Um dos pioneiros na produção comercial de vinhos urbanos é o americano Steve Edmunds, de 69 anos. Em 1986, ele fundou a Edmunds St., em Berkeley, na Califórnia. Entre os 13 rótulos, estão vários vinhos produzidos com frutas de vinhedos localizados na região, sobretudo em Sonoma e El Paso Robles, famosas pela qualidade de suas uvas.
No entanto, a ideia que deu origem às vinícolas urbanas é mais antiga. No início do século 20, antes da lei seca nos Estados Unidos, por exemplo, algumas famílias — especialmente as de imigrantes —preparavam seu próprio vinho nos porões de suas casas com uvas que vinham de parreirais cultivadas nos arredores de suas residenciais. Por vezes, até no fundo de quintal.
Aliás, essa era uma prática comum em vários países, numa época em que as cidades, mesmo as metrópoles, não haviam passado pelo intenso processo de urbanização. Inclusive, no Brasil.
4 mil garrafas em Porto Alegre
É o caso de Januário Greco. Imigrante italiano, na década de 1930 ele tinha um parreiral e produzia seu próprio vinho em Porto Alegre, em sua residência na Avenida Independência, que à época era uma região de grandes casas habitadas por famílias tradicionais.
Greco, de certa forma, acabou servindo de inspiração para seu bisneto, o engenheiro Eduardo Gastaldo, apreciador de vinhos que decidiu estudar e se aprofundar na arte da vinificação.
Com ajuda de enólogos e vinhateiros conhecidos, ele iniciou, em 2017, a primeira produção de vinhos para desfrutar da bebida com a família e com os amigos. O sucesso foi tanto que, em 2019, ele fundou a Ruiz Gastaldo, a primeira vinícola urbana do Brasil.
Lá, na Chácara das Pedras, bairro residencial nobre de Porto Alegre, são elaborados espumantes pelo tradicional método Champenoise — em que é feita a segunda fermentação dentro da própria garrafa, com controle da pressão —, e os chamados vinhos tranquilos, que passam por um processo de fermentação natural e não possuem gás carbônico em sua composição.
As uvas usadas na vinificação são Cabernet Franc, Cabernet Sauvignon, Pinot Noir, Chadornnay e Teroldego, uma casta italiana cultivada há centenas de anos na região do Trentino e que, aos poucos, está sendo resgatada no Brasil
A Ruiz Gastaldo produz, em média, 4 mil garrafas por ano. Os vinhos são processados com uvas cultivadas por seis vinhedos parceiros que ficam em diferentes terroirs do Rio Grande do Sul.

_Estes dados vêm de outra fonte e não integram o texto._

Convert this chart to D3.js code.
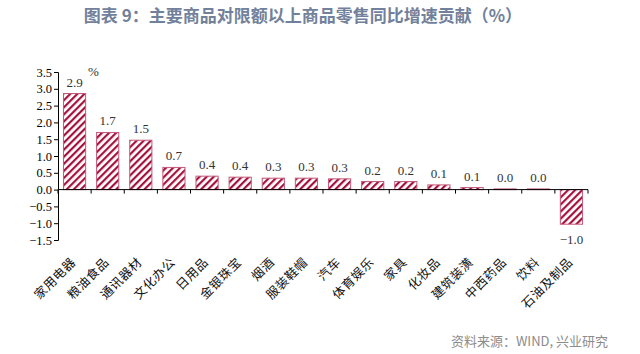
<!DOCTYPE html>
<html>
<head>
<meta charset="utf-8">
<script src="https://cdn.jsdelivr.net/npm/d3@7"></script>
<style>
  body { margin: 0; background: #fff; }
  svg { display: block; }
</style>
</head>
<body>
<div id="chart"></div>
<script>
// 主要商品对限额以上商品零售同比增速贡献（%）
const categories = ['家用电器', '粮油食品', '通讯器材', '文化办公', '日用品', '金银珠宝', '烟酒', '服装鞋帽',
  '汽车', '体育娱乐', '家具', '化妆品', '建筑装潢', '中西药品', '饮料', '石油及制品'];
const values = [2.86, 1.70, 1.47, 0.66, 0.40, 0.37, 0.34, 0.34, 0.32, 0.24, 0.24, 0.14, 0.06, 0.02, 0.02, -1.03];
const yTicks = [3.5, 3.0, 2.5, 2.0, 1.5, 1.0, 0.5, 0.0, -0.5, -1.0, -1.5];

const width = 640, height = 354;
const plot = { left: 58, right: 588, top: 72, bottom: 240 };
const serif = '"Liberation Serif", "Times New Roman", serif';
const cjk = '"Noto Sans CJK SC", sans-serif';

const svg = d3.select('#chart').append('svg')
  .attr('width', width)
  .attr('height', height);

const defs = svg.append('defs');
defs.append('pattern')
  .attr('id', 'hatch')
  .attr('patternUnits', 'userSpaceOnUse')
  .attr('width', 5)
  .attr('height', 5)
  .attr('patternTransform', 'rotate(45)')
  .append('rect')
  .attr('width', 2.2)
  .attr('height', 5)
  .attr('fill', '#a3123f');

const x = d3.scaleBand()
  .domain(categories)
  .range([plot.left, plot.right])
  .paddingInner(0.33)
  .paddingOuter(0.165);

const y = d3.scaleLinear()
  .domain([-1.5, 3.5])
  .range([plot.bottom, plot.top]);

// title
svg.append('text')
  .attr('x', 303)
  .attr('y', 22)
  .attr('text-anchor', 'middle')
  .attr('font-family', cjk)
  .attr('font-weight', 'bold')
  .attr('font-size', 17)
  .attr('fill', '#72819b')
  .text('图表 9：主要商品对限额以上商品零售同比增速贡献（%）');

// bars
svg.append('g')
  .selectAll('rect')
  .data(values)
  .join('rect')
  .attr('x', (d, i) => x(categories[i]))
  .attr('width', x.bandwidth())
  .attr('y', d => y(Math.max(0, d)))
  .attr('height', d => Math.abs(y(d) - y(0)))
  .attr('fill', 'url(#hatch)')
  .attr('stroke', '#c4587a')
  .attr('stroke-width', 1);

// value labels
const fmt = d3.format('.1f');
svg.append('g')
  .selectAll('text')
  .data(values)
  .join('text')
  .attr('x', (d, i) => x(categories[i]) + x.bandwidth() / 2)
  .attr('y', d => d >= 0 ? y(d) - 7 : y(d) + 20)
  .attr('text-anchor', 'middle')
  .attr('font-family', serif)
  .attr('font-size', 13)
  .attr('fill', '#333')
  .text(d => fmt(d));

// y axis
const yAxis = svg.append('g')
  .attr('transform', 'translate(' + plot.left + ',0)')
  .call(d3.axisLeft(y).tickValues(yTicks).tickFormat(fmt).tickSize(4).tickPadding(2));
yAxis.select('.domain').attr('stroke', '#000');
yAxis.selectAll('.tick line').attr('stroke', '#000');
yAxis.selectAll('.tick text')
  .attr('font-family', serif)
  .attr('font-size', 12.5)
  .attr('fill', '#000');

// x axis at zero
const xAxis = svg.append('g')
  .attr('transform', 'translate(0,' + y(0) + ')');
xAxis.append('line')
  .attr('x1', plot.left)
  .attr('x2', plot.right)
  .attr('stroke', '#000');
const step = x.step();
xAxis.selectAll('line.tick')
  .data(d3.range(categories.length + 1))
  .join('line')
  .attr('class', 'tick')
  .attr('x1', i => plot.left + i * step)
  .attr('x2', i => plot.left + i * step)
  .attr('y1', 0)
  .attr('y2', 4)
  .attr('stroke', '#000');

// category labels
svg.append('g')
  .selectAll('text')
  .data(categories)
  .join('text')
  .attr('transform', d => 'translate(' + (x(d) + x.bandwidth() / 2 + 2) + ',263) rotate(-45)')
  .attr('text-anchor', 'end')
  .attr('font-family', cjk)
  .attr('font-size', 12.5)
  .attr('letter-spacing', 0.6)
  .attr('fill', '#111')
  .text(d => d);

// unit
svg.append('text')
  .attr('x', 88)
  .attr('y', 76)
  .attr('font-family', serif)
  .attr('font-size', 13)
  .attr('fill', '#333')
  .text('%');

// source
svg.append('text')
  .attr('x', 608)
  .attr('y', 346)
  .attr('text-anchor', 'end')
  .attr('font-family', cjk)
  .attr('font-size', 13)
  .attr('fill', '#8c8c8c')
  .text('资料来源：WIND, 兴业研究');
</script>
</body>
</html>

“Vamos buscar cada tipo de casta nas regiões em que ela melhor se expressa e acompanhamos de perto o seu cultivo, tendo a liberdade de definir o momento ideal da colheita”, explica Gastaldo, em entrevista ao NeoFeed.
Como conta, as uvas chegam à sua vinícola, muitas vezes, em melhores condições do que as que vão para os vinhedos tradicionais.
“Nossa colheita é realizada nas primeiras horas da manhã e o transporte é feito em caminhões refrigerados. Em, no máximo, duas horas e meia, elas chegam à cidade em temperaturas abaixo de 10º C e já são processadas, garantindo frescor”, diz.
E ele completa, com satisfação: “Como a elaboração dos vinhos acontece no subsolo da minha casa, acordo às cinco e meia da manhã e cuido de cada etapa da vinificação. Eu passo o dia com os vinhos.”